» WHAT YOU SHOULD DO
Omit every picture and output the rest of the records exactly as they are.
'''
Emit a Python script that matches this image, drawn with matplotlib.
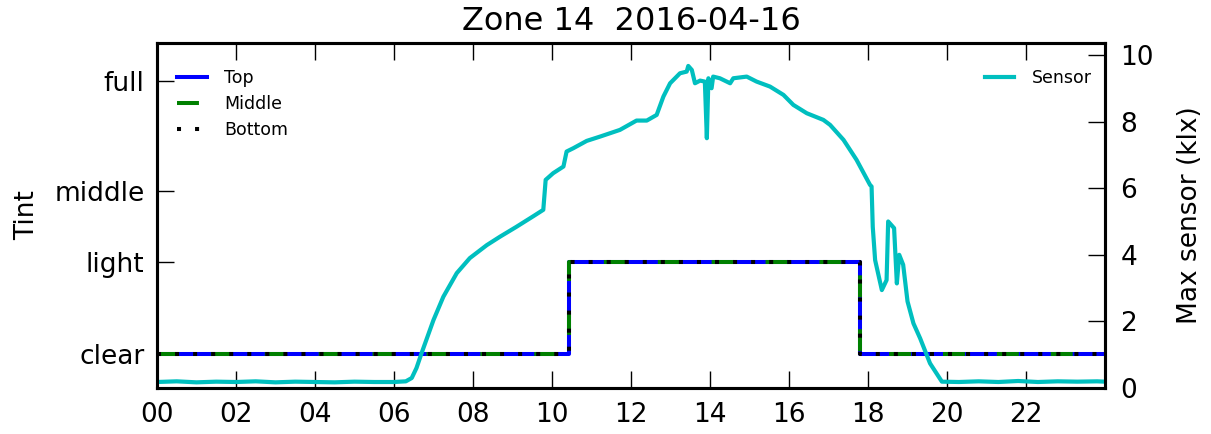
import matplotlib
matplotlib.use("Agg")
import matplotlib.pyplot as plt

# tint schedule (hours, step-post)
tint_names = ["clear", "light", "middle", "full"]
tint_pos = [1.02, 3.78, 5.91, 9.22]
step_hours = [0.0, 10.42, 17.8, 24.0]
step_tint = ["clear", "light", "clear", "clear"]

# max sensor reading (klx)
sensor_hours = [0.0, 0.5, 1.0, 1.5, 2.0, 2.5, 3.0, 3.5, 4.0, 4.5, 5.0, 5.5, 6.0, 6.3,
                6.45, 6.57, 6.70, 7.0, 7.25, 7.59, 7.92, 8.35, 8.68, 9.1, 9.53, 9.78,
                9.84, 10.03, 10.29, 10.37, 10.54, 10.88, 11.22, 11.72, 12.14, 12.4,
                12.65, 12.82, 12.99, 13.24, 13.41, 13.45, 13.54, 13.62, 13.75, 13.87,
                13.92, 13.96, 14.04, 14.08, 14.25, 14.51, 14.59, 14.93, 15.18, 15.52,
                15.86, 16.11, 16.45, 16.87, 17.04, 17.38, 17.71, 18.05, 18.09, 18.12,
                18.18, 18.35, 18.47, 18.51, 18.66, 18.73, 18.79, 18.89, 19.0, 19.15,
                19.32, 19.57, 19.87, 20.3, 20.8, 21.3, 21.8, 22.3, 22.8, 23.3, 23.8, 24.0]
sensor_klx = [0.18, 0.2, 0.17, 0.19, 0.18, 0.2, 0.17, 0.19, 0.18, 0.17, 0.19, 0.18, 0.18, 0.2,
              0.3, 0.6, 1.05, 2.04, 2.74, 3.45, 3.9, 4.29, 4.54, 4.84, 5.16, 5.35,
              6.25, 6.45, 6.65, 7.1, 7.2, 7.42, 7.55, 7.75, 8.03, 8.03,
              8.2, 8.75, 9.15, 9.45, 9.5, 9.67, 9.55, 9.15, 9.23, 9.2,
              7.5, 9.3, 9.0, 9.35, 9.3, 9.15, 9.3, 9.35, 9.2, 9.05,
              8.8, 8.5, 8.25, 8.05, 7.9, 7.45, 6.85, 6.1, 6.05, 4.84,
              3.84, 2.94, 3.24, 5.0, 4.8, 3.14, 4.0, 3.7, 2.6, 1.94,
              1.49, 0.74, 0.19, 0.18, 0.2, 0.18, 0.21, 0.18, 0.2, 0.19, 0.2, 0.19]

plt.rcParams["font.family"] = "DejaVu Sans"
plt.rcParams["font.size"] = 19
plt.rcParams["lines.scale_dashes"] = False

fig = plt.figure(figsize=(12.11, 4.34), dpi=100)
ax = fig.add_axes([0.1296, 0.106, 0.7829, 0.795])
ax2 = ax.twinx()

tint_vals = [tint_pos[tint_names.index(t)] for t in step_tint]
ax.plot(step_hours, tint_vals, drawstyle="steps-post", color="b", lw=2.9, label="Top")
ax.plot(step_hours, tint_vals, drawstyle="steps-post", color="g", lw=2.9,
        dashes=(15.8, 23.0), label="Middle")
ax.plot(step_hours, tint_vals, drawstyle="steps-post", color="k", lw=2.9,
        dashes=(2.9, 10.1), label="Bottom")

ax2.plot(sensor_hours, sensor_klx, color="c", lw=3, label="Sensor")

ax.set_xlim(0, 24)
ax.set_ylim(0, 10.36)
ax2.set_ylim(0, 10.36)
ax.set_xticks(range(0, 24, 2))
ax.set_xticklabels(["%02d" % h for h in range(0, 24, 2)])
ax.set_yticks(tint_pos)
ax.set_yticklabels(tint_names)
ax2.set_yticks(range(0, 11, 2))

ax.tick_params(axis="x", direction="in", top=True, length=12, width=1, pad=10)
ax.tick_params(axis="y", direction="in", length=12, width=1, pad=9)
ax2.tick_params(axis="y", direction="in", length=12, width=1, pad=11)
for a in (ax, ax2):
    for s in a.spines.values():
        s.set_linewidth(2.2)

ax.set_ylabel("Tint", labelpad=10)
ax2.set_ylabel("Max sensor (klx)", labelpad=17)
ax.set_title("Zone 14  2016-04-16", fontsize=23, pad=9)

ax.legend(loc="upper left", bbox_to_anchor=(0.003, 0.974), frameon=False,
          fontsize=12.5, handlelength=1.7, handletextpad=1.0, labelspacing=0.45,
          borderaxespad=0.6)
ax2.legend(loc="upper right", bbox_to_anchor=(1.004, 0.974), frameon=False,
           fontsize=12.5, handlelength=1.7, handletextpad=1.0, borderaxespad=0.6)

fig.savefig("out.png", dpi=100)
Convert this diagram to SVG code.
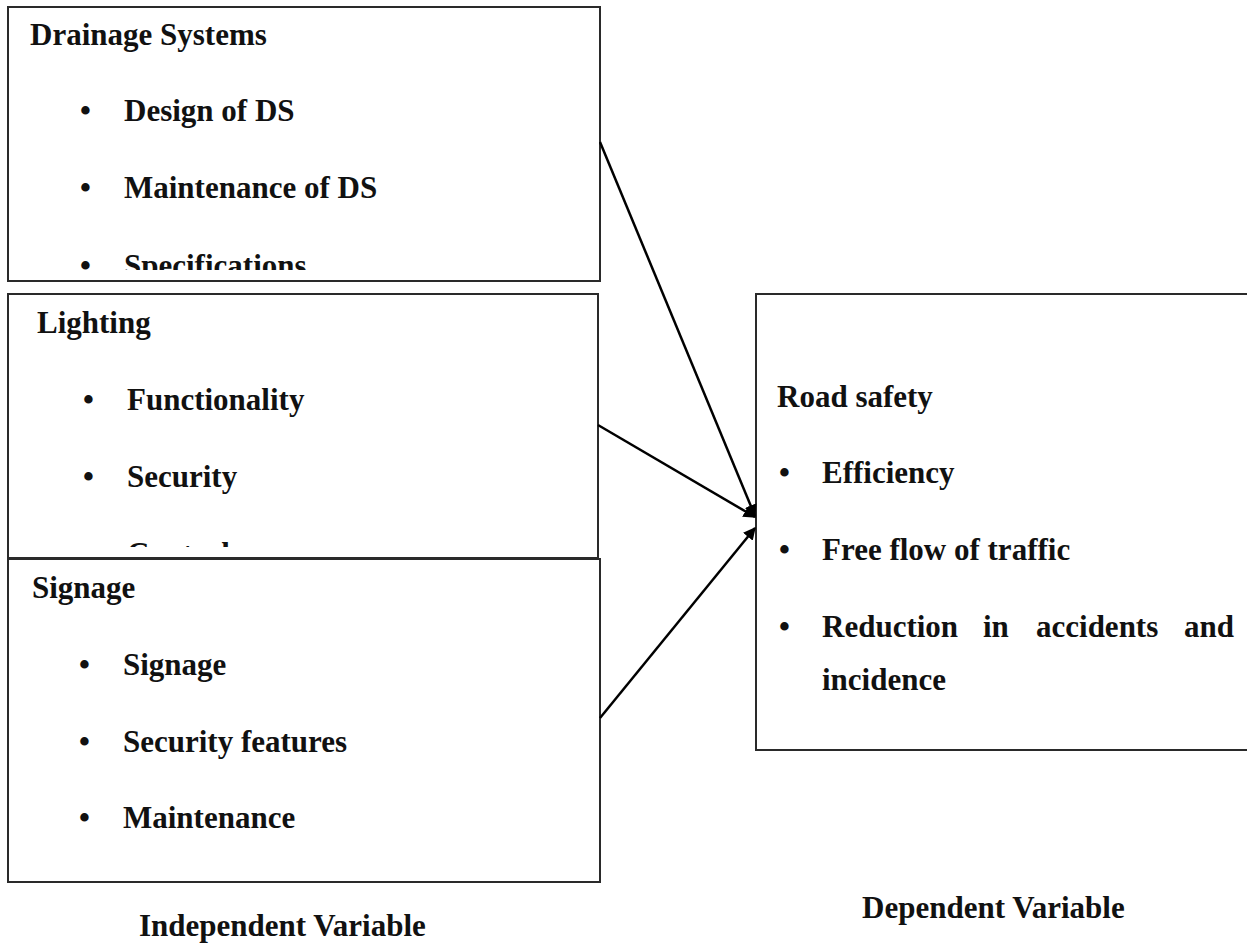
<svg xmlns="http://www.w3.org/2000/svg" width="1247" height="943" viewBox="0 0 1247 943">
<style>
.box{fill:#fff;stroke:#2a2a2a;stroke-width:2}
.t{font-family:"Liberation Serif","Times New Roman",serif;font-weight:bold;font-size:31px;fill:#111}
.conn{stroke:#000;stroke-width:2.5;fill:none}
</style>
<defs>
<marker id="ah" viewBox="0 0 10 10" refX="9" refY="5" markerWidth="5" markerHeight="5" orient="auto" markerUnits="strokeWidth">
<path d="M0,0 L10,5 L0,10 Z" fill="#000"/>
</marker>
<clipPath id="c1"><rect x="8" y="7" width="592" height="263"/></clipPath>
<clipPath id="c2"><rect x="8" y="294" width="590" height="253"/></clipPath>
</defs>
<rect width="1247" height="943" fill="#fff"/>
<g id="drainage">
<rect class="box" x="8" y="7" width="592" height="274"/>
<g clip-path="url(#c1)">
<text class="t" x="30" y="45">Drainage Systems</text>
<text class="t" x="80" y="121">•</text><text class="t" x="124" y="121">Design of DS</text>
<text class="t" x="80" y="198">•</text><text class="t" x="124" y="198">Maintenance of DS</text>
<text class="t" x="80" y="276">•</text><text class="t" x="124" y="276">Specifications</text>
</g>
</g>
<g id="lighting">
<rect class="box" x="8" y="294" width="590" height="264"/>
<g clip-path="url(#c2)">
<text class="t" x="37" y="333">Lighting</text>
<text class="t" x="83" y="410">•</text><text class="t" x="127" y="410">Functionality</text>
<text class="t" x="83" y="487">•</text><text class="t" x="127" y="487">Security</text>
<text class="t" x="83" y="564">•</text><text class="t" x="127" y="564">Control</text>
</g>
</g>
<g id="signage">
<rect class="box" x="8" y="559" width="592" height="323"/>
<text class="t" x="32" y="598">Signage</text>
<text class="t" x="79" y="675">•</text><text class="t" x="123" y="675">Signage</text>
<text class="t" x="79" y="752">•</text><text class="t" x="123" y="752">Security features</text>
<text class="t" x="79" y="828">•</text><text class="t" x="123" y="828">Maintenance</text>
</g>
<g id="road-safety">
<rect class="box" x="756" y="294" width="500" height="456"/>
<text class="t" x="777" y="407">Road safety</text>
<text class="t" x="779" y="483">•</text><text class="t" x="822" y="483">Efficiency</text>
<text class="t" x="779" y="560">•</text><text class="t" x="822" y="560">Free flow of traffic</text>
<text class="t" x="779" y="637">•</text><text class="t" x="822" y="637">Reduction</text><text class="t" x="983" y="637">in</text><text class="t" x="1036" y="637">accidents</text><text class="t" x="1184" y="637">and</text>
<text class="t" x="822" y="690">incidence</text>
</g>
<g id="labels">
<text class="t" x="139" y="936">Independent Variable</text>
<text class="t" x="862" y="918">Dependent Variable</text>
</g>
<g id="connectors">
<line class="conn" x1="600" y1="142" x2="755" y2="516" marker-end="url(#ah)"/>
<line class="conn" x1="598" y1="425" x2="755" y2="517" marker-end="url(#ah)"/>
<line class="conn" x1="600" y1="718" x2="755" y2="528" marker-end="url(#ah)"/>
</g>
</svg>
'''
» SOLUTION FOR THIS TASK
Emit a Python script that matches this image, drawn with matplotlib.
import matplotlib
matplotlib.use("Agg")
import matplotlib.pyplot as plt

# tint schedule (hours, step-post)
tint_names = ["clear", "light", "middle", "full"]
tint_pos = [1.02, 3.78, 5.91, 9.22]
step_hours = [0.0, 10.42, 17.8, 24.0]
step_tint = ["clear", "light", "clear", "clear"]

# max sensor reading (klx)
sensor_hours = [0.0, 0.5, 1.0, 1.5, 2.0, 2.5, 3.0, 3.5, 4.0, 4.5, 5.0, 5.5, 6.0, 6.3,
                6.45, 6.57, 6.70, 7.0, 7.25, 7.59, 7.92, 8.35, 8.68, 9.1, 9.53, 9.78,
                9.84, 10.03, 10.29, 10.37, 10.54, 10.88, 11.22, 11.72, 12.14, 12.4,
                12.65, 12.82, 12.99, 13.24, 13.41, 13.45, 13.54, 13.62, 13.75, 13.87,
                13.92, 13.96, 14.04, 14.08, 14.25, 14.51, 14.59, 14.93, 15.18, 15.52,
                15.86, 16.11, 16.45, 16.87, 17.04, 17.38, 17.71, 18.05, 18.09, 18.12,
                18.18, 18.35, 18.47, 18.51, 18.66, 18.73, 18.79, 18.89, 19.0, 19.15,
                19.32, 19.57, 19.87, 20.3, 20.8, 21.3, 21.8, 22.3, 22.8, 23.3, 23.8, 24.0]
sensor_klx = [0.18, 0.2, 0.17, 0.19, 0.18, 0.2, 0.17, 0.19, 0.18, 0.17, 0.19, 0.18, 0.18, 0.2,
              0.3, 0.6, 1.05, 2.04, 2.74, 3.45, 3.9, 4.29, 4.54, 4.84, 5.16, 5.35,
              6.25, 6.45, 6.65, 7.1, 7.2, 7.42, 7.55, 7.75, 8.03, 8.03,
              8.2, 8.75, 9.15, 9.45, 9.5, 9.67, 9.55, 9.15, 9.23, 9.2,
              7.5, 9.3, 9.0, 9.35, 9.3, 9.15, 9.3, 9.35, 9.2, 9.05,
              8.8, 8.5, 8.25, 8.05, 7.9, 7.45, 6.85, 6.1, 6.05, 4.84,
              3.84, 2.94, 3.24, 5.0, 4.8, 3.14, 4.0, 3.7, 2.6, 1.94,
              1.49, 0.74, 0.19, 0.18, 0.2, 0.18, 0.21, 0.18, 0.2, 0.19, 0.2, 0.19]

plt.rcParams["font.family"] = "DejaVu Sans"
plt.rcParams["font.size"] = 19
plt.rcParams["lines.scale_dashes"] = False

fig = plt.figure(figsize=(12.11, 4.34), dpi=100)
ax = fig.add_axes([0.1296, 0.106, 0.7829, 0.795])
ax2 = ax.twinx()

tint_vals = [tint_pos[tint_names.index(t)] for t in step_tint]
ax.plot(step_hours, tint_vals, drawstyle="steps-post", color="b", lw=2.9, label="Top")
ax.plot(step_hours, tint_vals, drawstyle="steps-post", color="g", lw=2.9,
        dashes=(15.8, 23.0), label="Middle")
ax.plot(step_hours, tint_vals, drawstyle="steps-post", color="k", lw=2.9,
        dashes=(2.9, 10.1), label="Bottom")

ax2.plot(sensor_hours, sensor_klx, color="c", lw=3, label="Sensor")

ax.set_xlim(0, 24)
ax.set_ylim(0, 10.36)
ax2.set_ylim(0, 10.36)
ax.set_xticks(range(0, 24, 2))
ax.set_xticklabels(["%02d" % h for h in range(0, 24, 2)])
ax.set_yticks(tint_pos)
ax.set_yticklabels(tint_names)
ax2.set_yticks(range(0, 11, 2))

ax.tick_params(axis="x", direction="in", top=True, length=12, width=1, pad=10)
ax.tick_params(axis="y", direction="in", length=12, width=1, pad=9)
ax2.tick_params(axis="y", direction="in", length=12, width=1, pad=11)
for a in (ax, ax2):
    for s in a.spines.values():
        s.set_linewidth(2.2)

ax.set_ylabel("Tint", labelpad=10)
ax2.set_ylabel("Max sensor (klx)", labelpad=17)
ax.set_title("Zone 14  2016-04-16", fontsize=23, pad=9)

ax.legend(loc="upper left", bbox_to_anchor=(0.003, 0.974), frameon=False,
          fontsize=12.5, handlelength=1.7, handletextpad=1.0, labelspacing=0.45,
          borderaxespad=0.6)
ax2.legend(loc="upper right", bbox_to_anchor=(1.004, 0.974), frameon=False,
           fontsize=12.5, handlelength=1.7, handletextpad=1.0, borderaxespad=0.6)

fig.savefig("out.png", dpi=100)
Convert this diagram to SVG code.
<svg xmlns="http://www.w3.org/2000/svg" width="1247" height="943" viewBox="0 0 1247 943">
<style>
.box{fill:#fff;stroke:#2a2a2a;stroke-width:2}
.t{font-family:"Liberation Serif","Times New Roman",serif;font-weight:bold;font-size:31px;fill:#111}
.conn{stroke:#000;stroke-width:2.5;fill:none}
</style>
<defs>
<marker id="ah" viewBox="0 0 10 10" refX="9" refY="5" markerWidth="5" markerHeight="5" orient="auto" markerUnits="strokeWidth">
<path d="M0,0 L10,5 L0,10 Z" fill="#000"/>
</marker>
<clipPath id="c1"><rect x="8" y="7" width="592" height="263"/></clipPath>
<clipPath id="c2"><rect x="8" y="294" width="590" height="253"/></clipPath>
</defs>
<rect width="1247" height="943" fill="#fff"/>
<g id="drainage">
<rect class="box" x="8" y="7" width="592" height="274"/>
<g clip-path="url(#c1)">
<text class="t" x="30" y="45">Drainage Systems</text>
<text class="t" x="80" y="121">•</text><text class="t" x="124" y="121">Design of DS</text>
<text class="t" x="80" y="198">•</text><text class="t" x="124" y="198">Maintenance of DS</text>
<text class="t" x="80" y="276">•</text><text class="t" x="124" y="276">Specifications</text>
</g>
</g>
<g id="lighting">
<rect class="box" x="8" y="294" width="590" height="264"/>
<g clip-path="url(#c2)">
<text class="t" x="37" y="333">Lighting</text>
<text class="t" x="83" y="410">•</text><text class="t" x="127" y="410">Functionality</text>
<text class="t" x="83" y="487">•</text><text class="t" x="127" y="487">Security</text>
<text class="t" x="83" y="564">•</text><text class="t" x="127" y="564">Control</text>
</g>
</g>
<g id="signage">
<rect class="box" x="8" y="559" width="592" height="323"/>
<text class="t" x="32" y="598">Signage</text>
<text class="t" x="79" y="675">•</text><text class="t" x="123" y="675">Signage</text>
<text class="t" x="79" y="752">•</text><text class="t" x="123" y="752">Security features</text>
<text class="t" x="79" y="828">•</text><text class="t" x="123" y="828">Maintenance</text>
</g>
<g id="road-safety">
<rect class="box" x="756" y="294" width="500" height="456"/>
<text class="t" x="777" y="407">Road safety</text>
<text class="t" x="779" y="483">•</text><text class="t" x="822" y="483">Efficiency</text>
<text class="t" x="779" y="560">•</text><text class="t" x="822" y="560">Free flow of traffic</text>
<text class="t" x="779" y="637">•</text><text class="t" x="822" y="637">Reduction</text><text class="t" x="983" y="637">in</text><text class="t" x="1036" y="637">accidents</text><text class="t" x="1184" y="637">and</text>
<text class="t" x="822" y="690">incidence</text>
</g>
<g id="labels">
<text class="t" x="139" y="936">Independent Variable</text>
<text class="t" x="862" y="918">Dependent Variable</text>
</g>
<g id="connectors">
<line class="conn" x1="600" y1="142" x2="755" y2="516" marker-end="url(#ah)"/>
<line class="conn" x1="598" y1="425" x2="755" y2="517" marker-end="url(#ah)"/>
<line class="conn" x1="600" y1="718" x2="755" y2="528" marker-end="url(#ah)"/>
</g>
</svg>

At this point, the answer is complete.